# Exercise description:
Starting at the first line of the listing below, retype each line up to and including the one that contains "import plotly.graph_objects as go". Leave pictures out.

# Material provided:
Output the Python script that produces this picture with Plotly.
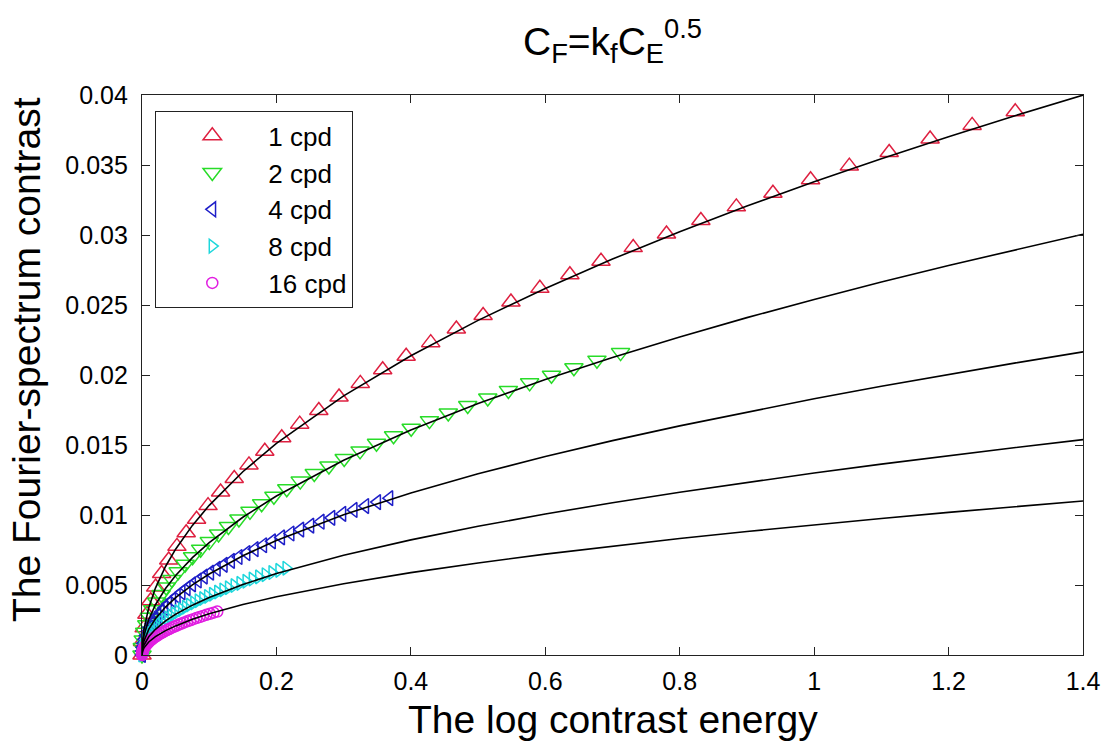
import plotly.graph_objects as go

# ---------------- data ----------------
x_tick_vals = [0, 0.2, 0.4, 0.6, 0.8, 1.0, 1.2, 1.4]
x_tick_text = ["0", "0.2", "0.4", "0.6", "0.8", "1", "1.2", "1.4"]
y_tick_vals = [0, 0.005, 0.01, 0.015, 0.02, 0.025, 0.03, 0.035, 0.04]
y_tick_text = ["0", "0.005", "0.01", "0.015", "0.02", "0.025", "0.03", "0.035", "0.04"]

series_names = ["1 cpd", "2 cpd", "4 cpd", "8 cpd", "16 cpd"]

x_1cpd = [0, 0.000812, 0.003248, 0.007308, 0.012992, 0.0203, 0.029232, 0.039788, 0.051968,
          0.065772, 0.0812, 0.098252, 0.116928, 0.137228, 0.159152, 0.1827, 0.207872, 0.234668,
          0.263088, 0.293132, 0.3248, 0.358092, 0.393008, 0.429548, 0.467712, 0.5075, 0.548912,
          0.591948, 0.636608, 0.682892, 0.7308, 0.780332, 0.831488, 0.884268, 0.938672, 0.9947,
          1.052352, 1.111628, 1.172528, 1.235052, 1.2992]
y_1cpd = [0, 0.00097, 0.00194, 0.00291, 0.00388, 0.00485, 0.00582, 0.00679, 0.00776, 0.00873,
          0.0097, 0.01067, 0.01164, 0.01261, 0.01358, 0.01455, 0.01552, 0.01649, 0.01746, 0.01843,
          0.0194, 0.02037, 0.02134, 0.02231, 0.02328, 0.02425, 0.02522, 0.02619, 0.02716, 0.02813,
          0.0291, 0.03007, 0.03104, 0.03201, 0.03298, 0.03395, 0.03492, 0.03589, 0.03686, 0.03783,
          0.0388]

x_2cpd = [0, 0.000445, 0.00178, 0.004005, 0.00712, 0.011125, 0.01602, 0.021805, 0.02848, 0.036045,
          0.0445, 0.053845, 0.06408, 0.075205, 0.08722, 0.100125, 0.11392, 0.128605, 0.14418,
          0.160645, 0.178, 0.196245, 0.21538, 0.235405, 0.25632, 0.278125, 0.30082, 0.324405,
          0.34888, 0.374245, 0.4005, 0.427645, 0.45568, 0.484605, 0.51442, 0.545125, 0.57672,
          0.609205, 0.64258, 0.676845, 0.712]
y_2cpd = [0, 0.00054, 0.00108, 0.00162, 0.00216, 0.0027, 0.00324, 0.00378, 0.00432, 0.00486,
          0.0054, 0.00594, 0.00648, 0.00702, 0.00756, 0.0081, 0.00864, 0.00918, 0.00972, 0.01026,
          0.0108, 0.01134, 0.01188, 0.01242, 0.01296, 0.0135, 0.01404, 0.01458, 0.01512, 0.01566,
          0.0162, 0.01674, 0.01728, 0.01782, 0.01836, 0.0189, 0.01944, 0.01998, 0.02052, 0.02106,
          0.0216]

x_4cpd = [0, 0.00023, 0.00092, 0.00207, 0.00368, 0.00575, 0.00828, 0.01127, 0.01472, 0.01863,
          0.023, 0.02783, 0.03312, 0.03887, 0.04508, 0.05175, 0.05888, 0.06647, 0.07452, 0.08303,
          0.092, 0.10143, 0.11132, 0.12167, 0.13248, 0.14375, 0.15548, 0.16767, 0.18032, 0.19343,
          0.207, 0.22103, 0.23552, 0.25047, 0.26588, 0.28175, 0.29808, 0.31487, 0.33212, 0.34983,
          0.368]
y_4cpd = [0, 0.00028, 0.00056, 0.00084, 0.00112, 0.0014, 0.00168, 0.00196, 0.00224, 0.00252,
          0.0028, 0.00308, 0.00336, 0.00364, 0.00392, 0.0042, 0.00448, 0.00476, 0.00504, 0.00532,
          0.0056, 0.00588, 0.00616, 0.00644, 0.00672, 0.007, 0.00728, 0.00756, 0.00784, 0.00812,
          0.0084, 0.00868, 0.00896, 0.00924, 0.00952, 0.0098, 0.01008, 0.01036, 0.01064, 0.01092,
          0.0112]

x_8cpd = [0, 0.000134, 0.000536, 0.001206, 0.002144, 0.00335, 0.004824, 0.006566, 0.008576,
          0.010854, 0.0134, 0.016214, 0.019296, 0.022646, 0.026264, 0.03015, 0.034304, 0.038726,
          0.043416, 0.048374, 0.0536, 0.059094, 0.064856, 0.070886, 0.077184, 0.08375, 0.090584,
          0.097686, 0.105056, 0.112694, 0.1206, 0.128774, 0.137216, 0.145926, 0.154904, 0.16415,
          0.173664, 0.183446, 0.193496, 0.203814, 0.2144]
y_8cpd = [0, 0.000155, 0.00031, 0.000465, 0.00062, 0.000775, 0.00093, 0.001085, 0.00124, 0.001395,
          0.00155, 0.001705, 0.00186, 0.002015, 0.00217, 0.002325, 0.00248, 0.002635, 0.00279,
          0.002945, 0.0031, 0.003255, 0.00341, 0.003565, 0.00372, 0.003875, 0.00403, 0.004185,
          0.00434, 0.004495, 0.00465, 0.004805, 0.00496, 0.005115, 0.00527, 0.005425, 0.00558,
          0.005735, 0.00589, 0.006045, 0.0062]

x_16cpd = [0, 0.00007, 0.00028, 0.00063, 0.00112, 0.00175, 0.00252, 0.00343, 0.00448, 0.00567,
           0.007, 0.00847, 0.01008, 0.01183, 0.01372, 0.01575, 0.01792, 0.02023, 0.02268, 0.02527,
           0.028, 0.03087, 0.03388, 0.03703, 0.04032, 0.04375, 0.04732, 0.05103, 0.05488, 0.05887,
           0.063, 0.06727, 0.07168, 0.07623, 0.08092, 0.08575, 0.09072, 0.09583, 0.10108, 0.10647,
           0.112]
y_16cpd = [0, 0.0000775, 0.000155, 0.0002325, 0.00031, 0.0003875, 0.000465, 0.0005425, 0.00062,
           0.0006975, 0.000775, 0.0008525, 0.00093, 0.0010075, 0.001085, 0.0011625, 0.00124,
           0.0013175, 0.001395, 0.0014725, 0.00155, 0.0016275, 0.001705, 0.0017825, 0.00186,
           0.0019375, 0.002015, 0.0020925, 0.00217, 0.0022475, 0.002325, 0.0024025, 0.00248,
           0.0025575, 0.002635, 0.0027125, 0.00279, 0.0028675, 0.002945, 0.0030225, 0.0031]

# fitted curves (black lines)
fit_x = [0, 0.001, 0.003, 0.006, 0.01, 0.02, 0.035, 0.05, 0.075, 0.1, 0.15, 0.2, 0.3, 0.4, 0.5,
         0.6, 0.7, 0.8, 0.9, 1.0, 1.1, 1.2, 1.3, 1.4]
fit_1cpd = [0, 0.001069, 0.001851, 0.002618, 0.00338, 0.00478, 0.006323, 0.007558, 0.009257,
            0.010689, 0.013091, 0.015116, 0.018513, 0.021377, 0.0239, 0.026181, 0.028279,
            0.030232, 0.032065, 0.0338, 0.03545, 0.037026, 0.038538, 0.039993]
fit_2cpd = [0, 0.000803, 0.001391, 0.001967, 0.00254, 0.003592, 0.004752, 0.00568, 0.006956,
            0.008032, 0.009837, 0.011359, 0.013912, 0.016064, 0.01796, 0.019675, 0.021251,
            0.022718, 0.024097, 0.0254, 0.02664, 0.027824, 0.02896, 0.030054]
fit_4cpd = [0, 0.000579, 0.001002, 0.001418, 0.00183, 0.002588, 0.003424, 0.004092, 0.005012,
            0.005787, 0.007088, 0.008184, 0.010023, 0.011574, 0.01294, 0.014175, 0.015311,
            0.016368, 0.017361, 0.0183, 0.019193, 0.020047, 0.020865, 0.021653]
fit_8cpd = [0, 0.000411, 0.000712, 0.001007, 0.0013, 0.001838, 0.002432, 0.002907, 0.00356,
            0.004111, 0.005035, 0.005814, 0.00712, 0.008222, 0.009192, 0.01007, 0.010877,
            0.011628, 0.012333, 0.013, 0.013635, 0.014241, 0.014822, 0.015382]
fit_16cpd = [0, 0.000294, 0.000509, 0.00072, 0.00093, 0.001315, 0.00174, 0.00208, 0.002547,
             0.002941, 0.003602, 0.004159, 0.005094, 0.005882, 0.006576, 0.007204, 0.007781,
             0.008318, 0.008823, 0.0093, 0.009754, 0.010188, 0.010604, 0.011004]

# ---------------- styling ----------------
FONT = "Liberation Sans, Arial, Helvetica, sans-serif"
data_x = [x_1cpd, x_2cpd, x_4cpd, x_8cpd, x_16cpd]
data_y = [y_1cpd, y_2cpd, y_4cpd, y_8cpd, y_16cpd]
fits = [fit_1cpd, fit_2cpd, fit_4cpd, fit_8cpd, fit_16cpd]
symbols = ["triangle-up-open", "triangle-down-open", "triangle-left-open",
           "triangle-right-open", "circle-open"]
colors = ["rgb(222,32,64)", "rgb(40,220,40)", "rgb(30,30,200)", "rgb(30,215,220)", "rgb(225,30,225)"]
sizes = [16, 16, 13, 12, 11]

fig = go.Figure()
for name, xs, ys, sym, col, sz in zip(series_names, data_x, data_y, symbols, colors, sizes):
    fig.add_trace(go.Scatter(
        x=xs, y=ys, mode="markers", name=name, cliponaxis=False,
        marker=dict(symbol=sym, size=sz, color=col, line=dict(color=col, width=1.5)),
    ))
for fy in fits:
    fig.add_trace(go.Scatter(
        x=fit_x, y=fy, mode="lines", showlegend=False, hoverinfo="skip",
        line=dict(color="black", width=1.6),
    ))

axis_common = dict(
    showline=True, linecolor="#222", linewidth=1.3, mirror="ticks",
    ticks="inside", ticklen=8, tickwidth=1.2, tickcolor="#222",
    showgrid=False, zeroline=False,
    tickfont=dict(family=FONT, size=25, color="black"),
)

fig.update_layout(
    width=1113, height=747,
    margin=dict(l=142, r=30, t=95, b=92),
    paper_bgcolor="white", plot_bgcolor="white",
    font=dict(family=FONT, color="black"),
    title=dict(
        text="C<sub>F</sub>=k<sub>f</sub>C<sub>E</sub><sup>0.5</sup>",
        x=0.5, xref="paper", xanchor="center",
        y=0.945, yref="container", yanchor="middle",
        font=dict(family=FONT, size=39, color="black"),
    ),
    xaxis=dict(range=[0, 1.4], tickvals=x_tick_vals, ticktext=x_tick_text,
               ticklabelstandoff=4, **axis_common),
    yaxis=dict(range=[0, 0.04], tickvals=y_tick_vals, ticktext=y_tick_text,
               ticklabelstandoff=8, **axis_common),
    legend=dict(
        x=0.0138, y=0.9714, xanchor="left", yanchor="top",
        bgcolor="white", bordercolor="#222", borderwidth=1.3,
        font=dict(family=FONT, size=26, color="black"),
        itemwidth=102,
    ),
    annotations=[
        dict(text="The log contrast energy", xref="paper", yref="paper",
             x=0.5, y=-0.1143, xanchor="center", yanchor="middle", showarrow=False,
             font=dict(family=FONT, size=39, color="black")),
        dict(text="The Fourier-spectrum contrast", xref="paper", yref="paper",
             x=-0.1222, y=0.5268, xanchor="center", yanchor="middle", showarrow=False,
             textangle=-90, font=dict(family=FONT, size=39, color="black")),
    ],
)

fig.write_html("out.html")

# Task solution:
Output the Python script that produces this picture with Plotly.
import plotly.graph_objects as go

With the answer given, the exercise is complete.